DOE Proposes New Efficiency Standards For Distribution Transformers

WASHINGTON, D.C. — The U.S. Department of Energy (DOE) today proposed new energy-efficiency standards for three categories of distribution transformers to improve the resiliency of America’s power grid, lower utility bills, and significantly reduce domestic carbon-dioxide (CO2) emissions. DOE’s proposal represents a strategic step to advance the diversification of transformer core technology, which will conserve energy and reduce costs. Almost all transformers produced under the new standard would feature amorphous steel cores, which are significantly more energy efficient than those made of traditional, grain-oriented electrical steel. If adopted within DOE’s proposed timeframe, the new rule will come into effect in 2027.   

“The Biden-Harris Administration continues to use every means available to reduce America’s carbon footprint while strengthening our security posture and lowering energy costs,” said U.S. Secretary of Energy Jennifer M. Granholm. “Efficient distribution transformers enhance the resilience of our nation’s energy grid and make it possible to deliver affordable electrical power to consumers in every corner of America. By modernizing their energy-conservation standards, we’re ensuring that this critical component of our electricity system operates as efficiently and inexpensively as possible.”  

DOE estimates that the proposed standards, if finalized, would reduce U.S. CO2 emissions by 340 million metric tons over the next 30 years—an amount roughly equal to the annual emissions of 90 coal-fired power plants. DOE also expects the proposed rule to generate over 10 quads of energy savings and approximately $15 billion in savings to the nation from 30 years of shipments. 

The Administration is also working to address near-term supply chain challenges and strengthen domestic manufacturing of key components in the electric grid. In June, President Biden invoked the Defense Production Act to accelerate the domestic production of clean energy technologies, including distribution transformers and grid components. In October, DOE issued a Request for Information to gather additional public input to determine how to maximize the impact of these new authorities. The comment period closed on November 30th and DOE is carefully considering the information submitted. 

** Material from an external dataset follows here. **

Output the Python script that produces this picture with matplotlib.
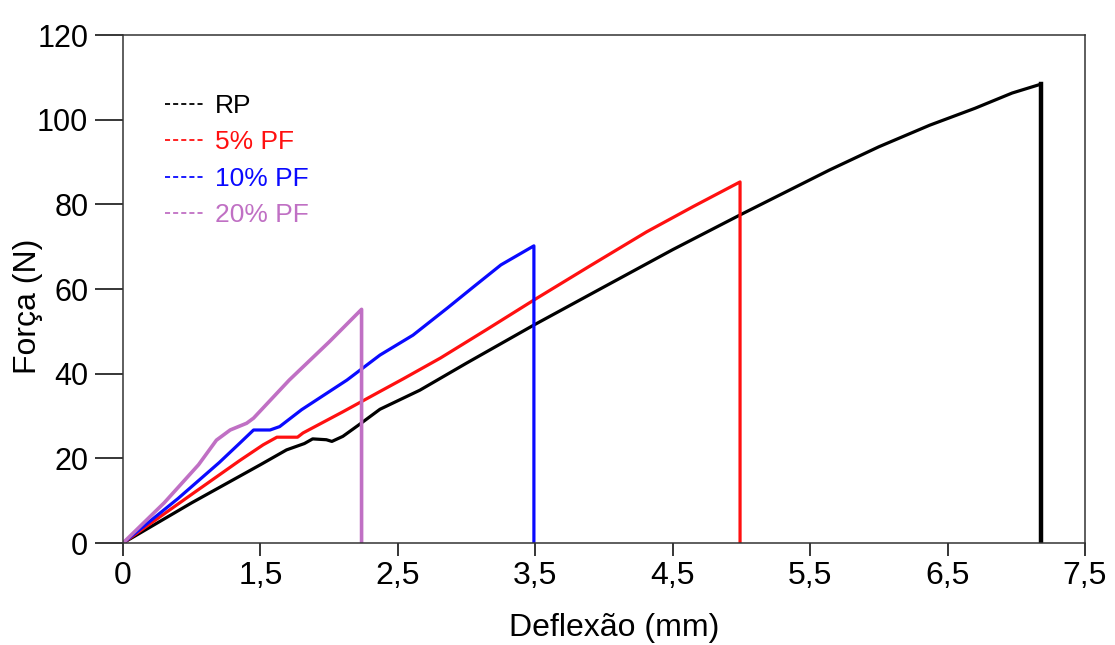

Additionally, as the supply of traditional, grain-oriented steel tightens, DOE is focused on diversifying domestic steel production where capacity can be expanded, such as in the production of amorphous steel used in advanced transformers. In support of these efforts, DOE is also finalizing the implementation guidance for the distribution transformer and extended product system rebate programs established by the Energy Act of 2020 and funded by President Biden’s Bipartisan Infrastructure Law. This rebate program encourages the replacement of energy-inefficient distribution transformers and extended product systems with more-efficient replacements.  

A distribution transformer is a device used to change the voltage of electrical power. A common sight on utility poles in neighborhoods throughout the country, these transformers lower the voltage of electrical power before distribution to the customer. Purchasers of distribution transformers are primarily electric utilities and commercial or industrial entities.  

Current efficiency standards apply to liquid-immersed, low-voltage dry-type, and medium-voltage dry-type distribution transformers. DOE’s proposed rule would amend the energy conservation standards for all three categories.  

On Thursday, February 16, 2023, DOE will host a public meeting to solicit feedback on the proposed rulemaking from stakeholders.  

DOE’s Appliance and Equipment Standards Program implements minimum energy conservation standards for more than 60 categories of appliances and equipment. As a result of these standards, American consumers saved $63 billion on their utility bills in 2015 alone. By 2030, cumulative operating cost savings from all standards in effect since 1987 will reach nearly $2 trillion. Products covered by standards represent about 90% of home energy use, 60% of commercial building use, and 30% of industrial energy use.